A JAMAICAN CHILDHOOD - PT.4

In this part of the story about his childhood in Jamaica, as Shaka and his brothers make their way towards the hills overlooking their village, Shaka recalls some of the events and feelings which might have helped to shape him into becoming the person he is today.


Still benefiting from the coolness of preceding dawn, Shaka and his brothers, N and G, travelled along the main road,  bypassing the local Infant school, and continued up the gradually inclined road and bearing right as they bypassed the communal stand pipe to their left, which some people would use when they could not get clean water from the two rivers, and the first (bottom shop) of the 4 main grocery shops which, at one time or another, served the district, before heading towards the mid-point of the road, where they passed Mas Asie’s house on the right, and Mas Joe’s on the left, but not observable from the road, and  Miss May’s shop on the right, and another little shop on the left, which their mother would later rent and he would have the responsibility of serving in, on his own.

Shaka remembered well the first conversation he had about wars. It was a conversation he had with Mas Joe, who was a tall man who, by the time Shaka came to know him, seemed an old man who walked with a bent gait and used a stick. Shaka remembered Mas Joe telling him about the war he had been in Europe, and how you have to fight against your brother, if necessary; something which worried Shaka at the time and for a long time after that, as he could not imagined himself fight against his brothers. Shaka’s other memory of Mas Joe was about him helping to make the coffin for his paternal grandmother, the vanishing of the coffin later, for Shaka, becoming almost indelibly associated with coffins and, ipso fact, death, thereafter.

Badly eroded land

Miss May, as Shaka knew her, a shortish and stout but beautiful woman, whom Shaka liked and would always look forward to seeing whenever he had the opportunity to visit the shop. Miss May was probably the person who was most responsible for promoting Shaka’s interest in international, social and political affairs, as it was her copy of The Jamaica Daily Gleaner which he would borrow as often as he could, to read and find out what was happening in Jamaica and abroad. 

On occasions Shaka had observed Miss May and her boyfriend being affectionate towards each other, and has imagined and aspired to emulate then, when he became a man. For now, however, he was still just a young boy approaching puberty. All the same, Shaka would continue to ‘have a crush’ on Miss May for years to come


On they went up the road, passing  the local primary/secondary school on their left, just next to Cecil’s home, and behind which lived the Knights. Mr Knight was the local Justice of the Peace, and therefore probably the highest government official residing in the village. He was a known supporter of the People’s National Party, whereas Shaka favoured Bustamante, who was the leader of the Jamaican Labour Party.

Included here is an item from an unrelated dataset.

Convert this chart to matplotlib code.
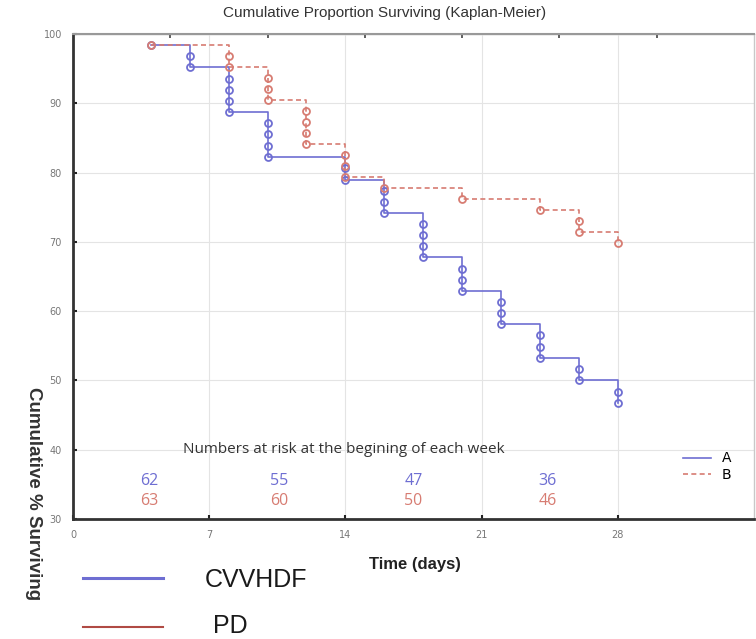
import matplotlib.pyplot as plt
from matplotlib.lines import Line2D

# Kaplan-Meier Daten
times_a = [4, 6, 6, 8, 8, 8, 8, 10, 10, 10, 10, 14, 14, 16, 16, 16, 18, 18, 18, 18,
           20, 20, 20, 22, 22, 22, 24, 24, 24, 26, 26, 28, 28]
surv_a = [98.4, 96.8, 95.2, 93.5, 91.9, 90.3, 88.7, 87.1, 85.5, 83.9, 82.3, 80.6, 79.0,
          77.4, 75.8, 74.2, 72.6, 71.0, 69.4, 67.8, 66.1, 64.5, 62.9, 61.3, 59.7, 58.1,
          56.5, 54.8, 53.2, 51.6, 50.0, 48.4, 46.8]

times_b = [4, 8, 8, 10, 10, 10, 12, 12, 12, 12, 14, 14, 14, 16, 20, 24, 26, 26, 28]
surv_b = [98.4, 96.8, 95.2, 93.7, 92.1, 90.5, 88.9, 87.3, 85.7, 84.1, 82.5, 81.0, 79.4,
          77.8, 76.2, 74.6, 73.0, 71.4, 69.8]

# Numbers at risk
risk_x = [3.9, 10.6, 17.5, 24.4]
risk_a = [62, 55, 47, 36]
risk_b = [63, 60, 50, 46]

xticks = [0, 7, 14, 21, 28]
yticks = [30, 40, 50, 60, 70, 80, 90, 100]

col_a = '#6e6ed2'
col_b = '#d77c72'

fig = plt.figure(figsize=(7.56, 6.39), dpi=100)
ax = fig.add_axes([73 / 756, 1 - 519 / 639, (754 - 73) / 756, (519 - 34) / 639])

ax.step(times_a, surv_a, where='post', color=col_a, lw=1.2, label='A')
ax.step(times_b, surv_b, where='post', color=col_b, lw=1.2, ls=(0, (3, 2)), label='B')
ax.plot(times_a, surv_a, 'o', mfc='none', mec=col_a, ms=5, mew=1.3)
ax.plot(times_b, surv_b, 'o', mfc='none', mec=col_b, ms=5, mew=1.3)

ax.set_xlim(0, 35)
ax.set_ylim(30, 100)
ax.set_xticks(xticks)
ax.set_yticks(yticks)
ax.grid(color='#e4e4e4', lw=0.8)
ax.set_axisbelow(True)
ax.tick_params(direction='in', length=3, width=1.5, color='#222', labelsize=7,
               labelcolor='#777', pad=8)

for s in ['left', 'bottom']:
    ax.spines[s].set_linewidth(2)
    ax.spines[s].set_color('#333')
ax.spines['top'].set_linewidth(1.5)
ax.spines['top'].set_color('#999')
ax.spines['right'].set_linewidth(1)
ax.spines['right'].set_color('#c8c8c8')

# kleine Ticks oben
top = ax.secondary_xaxis('top')
top.set_xticks([5, 10, 15, 20, 25, 30])
top.tick_params(direction='in', length=3, width=1.2, color='#444', labeltop=False)

# Numbers at risk
ax.text(13.9, 40.0, 'Numbers at risk at the begining of each week', ha='center', va='center',
        fontsize=11, color='#333', family='Open Sans')
for x, a, b in zip(risk_x, risk_a, risk_b):
    ax.text(x, 35.5, str(a), ha='center', va='center', fontsize=11.5, color=col_a, family='Open Sans')
    ax.text(x, 32.6, str(b), ha='center', va='center', fontsize=11.5, color=col_b, family='Open Sans')

ax.legend(loc='lower right', bbox_to_anchor=(0.985, 0.05), frameon=False, fontsize=10,
          handlelength=2.0, labelspacing=0.2, handletextpad=0.8)

fig.text(385 / 756, 1 - 13 / 639, 'Cumulative Proportion Surviving (Kaplan-Meier)',
         ha='center', va='center', fontsize=11, color='#333', family='Liberation Sans')
fig.text(33 / 756, 1 - 494 / 639, 'Cumulative % Surviving', rotation=270, ha='center',
         va='center', fontsize=13.5, weight='bold', color='#333', family='Liberation Sans')
fig.text(415 / 756, 1 - 565 / 639, 'Time (days)', ha='center', va='center', fontsize=12,
         weight='bold', color='#222', family='Liberation Sans')

# Legende unten
fig.add_artist(Line2D([83 / 756, 163 / 756], [1 - 578 / 639] * 2, color=col_a, lw=2.2))
fig.add_artist(Line2D([83 / 756, 163 / 756], [1 - 627 / 639] * 2, color='#b04a44', lw=1.5))
fig.text(205 / 756, 1 - 580 / 639, 'CVVHDF', ha='left', va='center', fontsize=18,
         color='#1a1a1a', family='Liberation Sans')
fig.text(213 / 756, 1 - 626 / 639, 'PD', ha='left', va='center', fontsize=18,
         color='#1a1a1a', family='Liberation Sans')

fig.savefig('out.png', dpi=100)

 Notwithstanding Mr Knight’s political affiliation, he was well liked and helpful to the villagers. He  had two sons, one of whom was called Kelvin. Kelvin was older than Shaka and very bright and forward looking in his outlook. Shaka still remembers vividly, how one of the school’s headmasters mercilessly beat Kelvin and called him “conceited.” All because, if Shaka’s memory does not betrays him, Kelvin disputed the existence of God. 

Kelvin refused to change his view, which accounted for the teacher, in effect, brutalising him. This event, and despite the fact that he would not have agreed with Kelvin’s views about God, since, like probably the majority of people in the village, God was to be feared, led to Shaka having a lot of respect for Kelvin, and with the term ‘conceited’, in Shaka’s mind, becoming associated with Kelvin.